As we noted last week, Books Around the Corner, Gresham, Ore., has opened in its new space and shifted from being a general-interest bookstore to a genre fiction shop with a year-round Halloween theme. The store will also carry "spooky and bookish" candles, bookmarks, gifts and more. Also on scene is the bookstore cat, six-month-old Spooky.

"This is the dream for me, seeing all this every day," said owner Stephanie Csaszar, who noted that within days of her October 8 reopening, customers showed up who had driven three hours from their Washington home for the Halloween bookstore experience. "They loved it.... I thought opening a bookshop would be a dream come true, but it was actually this Halloween-themed genre fiction bookshop that is the real dream come true." 

In Chicago, the Occult Book Store, which opened on the Near North Side under occultist D.G. Nelson in 1918 with a mission to serve spiritualists, occultists and shamans, recently announced it is expanding to create a permanent sanctuary for the Occult Spiritual Society, Block Club Chicago reported.

Occult's mission is to be a magical and mystical resource, according to the Rev. Bishop Lisa Gruber: "Everyone who's associated with the Occult Bookstore and with the Occult Spiritual Society is a practitioner along the path. If you come in and speak to somebody, you're speaking to somebody who's a co-traveler along the spiritual path." Gruber and the current primary owner, the Rev. Bishop Louvel Delon--who began working at the store as a teenager in the 1980s--are looking for a permanent sanctuary location near Wicker Park.  

On Saturday, the Occult Book Store is hosting an All Hallows' Eve Bonfire, "a night of fire and revelry to celebrate the ancestors and our beloved community," with proceeds going to help fund the new community sanctuary. "We've missed our community through the pandemic and we're excited to hold space with you again," the bookshop noted. 

For obvious reasons, this time of year "is particularly busy for the store as regulars pop in and others visit for the first time, celebrating Halloween and Samhain, a pagan holiday marking the end of harvest season," Block Club Chicago wrote. Customers come in to learn about witchcraft and explore their more spiritual side.

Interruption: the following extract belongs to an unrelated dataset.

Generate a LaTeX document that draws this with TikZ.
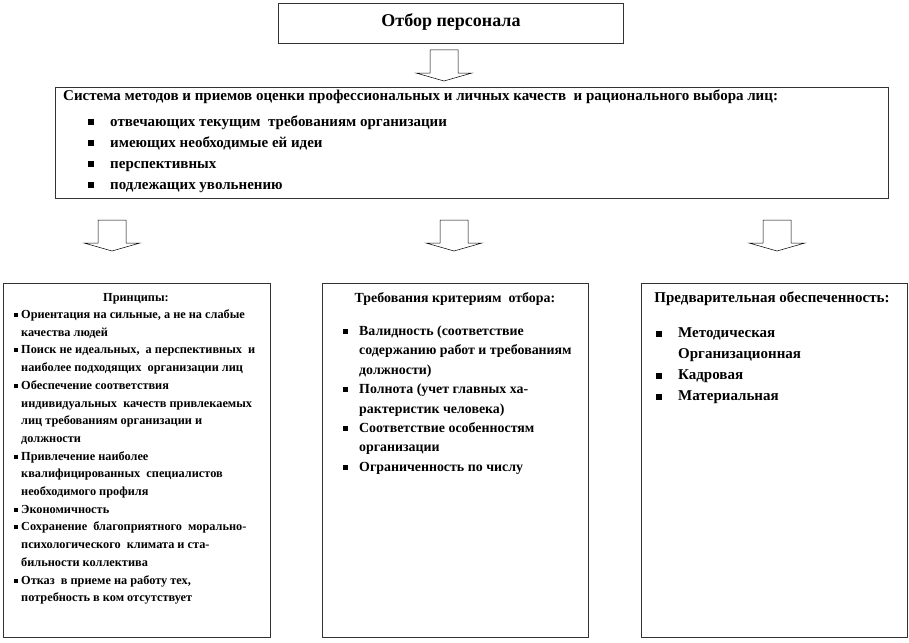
\documentclass[tikz,border=0pt]{standalone}
\usepackage{fontspec}
\setmainfont{Liberation Serif}
\newcommand\sqbul[3]{\makebox[#1][l]{\rule[#3]{#2}{#2}}}
\begin{document}
\begin{tikzpicture}[x=1pt,y=-1pt,
  box/.style={draw=black!80, line width=0.6pt, fill=white, anchor=north west, inner sep=0pt},
  txt/.style={anchor=base west, inner sep=0pt},
  hdr/.style={anchor=base, inner sep=0pt},
  fT/.style={font=\fontsize{18}{20}\selectfont\bfseries},
  fM/.style={font=\fontsize{15}{18}\selectfont\bfseries},
  fL/.style={font=\fontsize{12.3}{14}\selectfont\bfseries},
  fC/.style={font=\fontsize{13.9}{16}\selectfont\bfseries},
  fR/.style={font=\fontsize{15}{18}\selectfont\bfseries},
  blockarr/.style={draw=black, line width=0.5pt, fill=white},
  pics/barr/.style={code={\draw[blockarr] (-14,0) -- (14,0) -- (14,23) -- (28,23) -- (0,31) -- (-28,23) -- (-14,23) -- cycle;}}]
\useasboundingbox (0,0) rectangle (909,642);

% title
\node[box, minimum width=345pt, minimum height=40pt] (title) at (278,3) {};
\node[fT, anchor=base, inner sep=0pt] (titletxt) at (451,27) {Отбор персонала};

% top arrow
\coordinate (a0) at (444,50);
\pic at (a0) {barr};

% main box
\node[box, minimum width=833pt, minimum height=111pt] (sys) at (55,87) {};
\node[txt, fM] (s0) at (63,100) {Система методов и приемов оценки профессиональных и личных качеств \ и рационального выбора лиц:};
\node[txt, fM] (s1) at (88,126) {\sqbul{22pt}{6pt}{1pt}отвечающих текущим \ требованиям организации};
\node[txt, fM] (s2) at (88,147) {\sqbul{22pt}{6pt}{1pt}имеющих необходимые ей идеи};
\node[txt, fM] (s3) at (88,168) {\sqbul{22pt}{6pt}{1pt}перспективных};
\node[txt, fM] (s4) at (88,189) {\sqbul{22pt}{6pt}{1pt}подлежащих увольнению};

% arrows to lower boxes
\coordinate (a1) at (112,220);
\coordinate (a2) at (454,220);
\coordinate (a3) at (777,220);
\pic at (a1) {barr};
\pic at (a2) {barr};
\pic at (a3) {barr};

% lower boxes
\node[box, minimum width=267pt, minimum height=354pt] (left) at (3,283) {};
\node[box, minimum width=266pt, minimum height=354pt] (mid) at (322,283) {};
\node[box, minimum width=266pt, minimum height=354pt] (right) at (641,283) {};

% left box text
\node[hdr, fL] (lh) at (136,301) {Принципы:};
\node[txt, fL] (l0) at (14,318.5) {\sqbul{7pt}{4pt}{1.5pt}Ориентация на сильные, а не на слабые};
\node[txt, fL] (l1) at (21,336.2) {качества людей};
\node[txt, fL] (l2) at (14,353.9) {\sqbul{7pt}{4pt}{1.5pt}Поиск не идеальных, \ а перспективных \ и};
\node[txt, fL] (l3) at (21,371.6) {наиболее подходящих \ организации лиц};
\node[txt, fL] (l4) at (14,389.3) {\sqbul{7pt}{4pt}{1.5pt}Обеспечение соответствия};
\node[txt, fL] (l5) at (21,407.0) {индивидуальных \ качеств привлекаемых};
\node[txt, fL] (l6) at (21,424.7) {лиц требованиям организации и};
\node[txt, fL] (l7) at (21,442.4) {должности};
\node[txt, fL] (l8) at (14,460.1) {\sqbul{7pt}{4pt}{1.5pt}Привлечение наиболее};
\node[txt, fL] (l9) at (21,477.8) {квалифицированных \ специалистов};
\node[txt, fL] (l10) at (21,495.5) {необходимого профиля};
\node[txt, fL] (l11) at (14,513.2) {\sqbul{7pt}{4pt}{1.5pt}Экономичность};
\node[txt, fL] (l12) at (14,530.9) {\sqbul{7pt}{4pt}{1.5pt}Сохранение \ благоприятного \ морально-};
\node[txt, fL] (l13) at (21,548.6) {психологического \ климата и ста-};
\node[txt, fL] (l14) at (21,566.3) {бильности коллектива};
\node[txt, fL] (l15) at (14,584.0) {\sqbul{7pt}{4pt}{1.5pt}Отказ \ в приеме на работу тех,};
\node[txt, fL] (l16) at (21,601.7) {потребность в ком отсутствует};

% middle box text
\node[hdr, fC] (mh) at (455,302) {Требования критериям \ отбора:};
\node[txt, fC] (m0) at (343,335.5) {\sqbul{16pt}{5pt}{1.5pt}Валидность (соответствие};
\node[txt, fC] (m1) at (359,354.9) {содержанию работ и требованиям};
\node[txt, fC] (m2) at (359,374.3) {должности)};
\node[txt, fC] (m3) at (343,393.7) {\sqbul{16pt}{5pt}{1.5pt}Полнота (учет главных ха-};
\node[txt, fC] (m4) at (359,413.1) {рактеристик человека)};
\node[txt, fC] (m5) at (343,432.5) {\sqbul{16pt}{5pt}{1.5pt}Соответствие особенностям};
\node[txt, fC] (m6) at (359,451.9) {организации};
\node[txt, fC] (m7) at (343,471.3) {\sqbul{16pt}{5pt}{1.5pt}Ограниченность по числу};

% right box text
\node[hdr, fR] (rh) at (772,302) {Предварительная обеспеченность:};
\node[txt, fR] (r0) at (656,337.5) {\sqbul{22pt}{6pt}{1pt}Методическая};
\node[txt, fR] (r1) at (678,358.5) {Организационная};
\node[txt, fR] (r2) at (656,379.5) {\sqbul{22pt}{6pt}{1pt}Кадровая};
\node[txt, fR] (r3) at (656,400.5) {\sqbul{22pt}{6pt}{1pt}Материальная};
\end{tikzpicture}
\end{document}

"A lot of times during this time of year, we specifically will have parents come in because their children will be experiencing metaphysical things or having dreams or some sort of activity," Gruber added. "We're a really good resource for those parents, to be able to give good advice or hold space for what their child is experiencing.... No matter who you are, if you come in, you're going to get individualized counsel and attention. It's just what we do. We're very dedicated to the people who walk into our doors, especially when they're coming in from a place of genuinely seeking knowledge and guidance."



Speaking only as a reader, I believe we're all haunted by the works we've encountered and authors who have possessed us. We are mediums by profession and obsession, channeling the eloquent dead. Halloween seems like our time, too. In Christopher Morley's classic novel The Haunted Bookshop, we learn that the Parnassus at Home bookstore features a "large placard in a frame," which reads, in part:

THIS SHOP IS HAUNTED by the ghosts
Of all great literature, in hosts;
We sell no fakes or trashes.
Lovers of books are welcome here....

We have what you want, though you may not know you want it.
Malnutrition of the reading faculty is a serious thing.
Let us prescribe for you.

As Mr. Roger Mifflin, the proprietor, observes: "My pleasure is to prescribe books for such patients as drop in here and are willing to tell me their symptoms. Some people have let their reading faculties decay so that all I can do is hold a post mortem on them. But most are still open to treatment. There is no one so grateful as the man to whom you have given just the book his soul needed and he never knew it."

It will soon be Halloween, but fear not. You are a reader, and that is powerful magic indeed, even in frightening times.